Another exception was in Marc Dollinger’s essay ” Hamans’ and `Torquemadas’: Southern and Northern Jewish Responses to the Civil rights Movement, 1945-1965” which delves further than the question of whether rabbis did enough to analyze the complex relationship between northern and southern Jews during the civil rights movement. 11 Contrary to the other two books I have analyzed, Murray Friedman’s What Went Wrong? : The Creation and Collapse of the Black-Jewish Alliance makes an effort to rewrite the history of blacks and Jews and thus believes that there was a black-Jewish alliance at one time.

However, this alliance has been long broken and his research argues to put to rest such radical accusations by some African-Americans that “ Jews were largely responsible for slavery in America; that they were and are oppressors rather than supporters of the poor black minority; and that they are enemy number one of what remains of the civil rights movement. ” He efficiently disproves such conspiracy supporters such as Khalid Muhammad, Harold Cruse, and David Levering Lewis, who have argued that Jews have tried to manipulate Blacks for their own purposes.

His work proceeds chronologically, providing a solid account of events, anecdotes and conflicts, often differing with revisionist scholars. He notes that the alliance between blacks and Jews was never as strong as it appeared and that problems occurred between the two groups long before the bitter arguments of 1970 over affirmative action and Middle Eastern foreign policy. Friedman as well as many other Jewish leaders is interested in healing the conflict between blacks and Jews.

The first step to his plan is to bring about an awareness of how unselfishly and deeply involved Jews were in the civil rights movement. This book documents how Jews involvement was more extensive than has previously been acknowledged (a similar argument in the Quiet Voices) and how revisionists are now denying these claims. Among other examples he recounts about the large amount of Jews that put their lives on the line for black rights. I didn’t examine What Went Wrong as closely as the other two books because it does not focus specifically on southern Jews.

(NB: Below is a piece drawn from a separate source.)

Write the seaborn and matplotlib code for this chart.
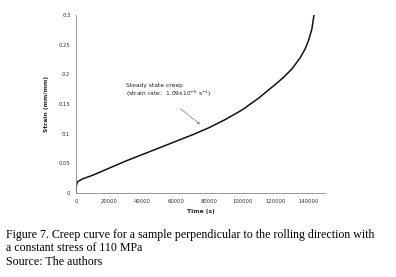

Friedman fails to distinguish between Jews acting as individuals and Jews professing to represent their coreligionists. Also, even though the book is organized chronologically, Friedman jumps around too much to keep the reader with a consistent chronological understanding and does not give a fully developed answer to the question he poses. However, Friedman does a thorough job tracking the origins of the black-Jewish conflict. I will have to admit that the study of black-Jewish relations during the civil rights movement is a much larger topic than I originally believed it to be.

And even though this paper does not reflect the tremendous amount of time I spent on the research, I have ultimately learned that the scholarly work on this topic is highly debated and can be quite ambiguous as a result. All three of the works have contrasting arguments as well as similar viewpoints. One thing that links them all together is a theme that runs through the works: southern Jews seeking acceptance by conforming to the culture and values of the white Christian majority while living in fear of anti-Semitic actions inspired by the Ku Klux Klan.

It can also be concluded that the relationship between the two groups has changed significantly over time. The scholars of this study may not agree with each other over the argument of a political and social black-Jewish alliance ever being created but they do all provide a wealth of useful and thought-provoking material towards the study of Jewish history in the South; and through their work we can gain a deeper appreciation for the study.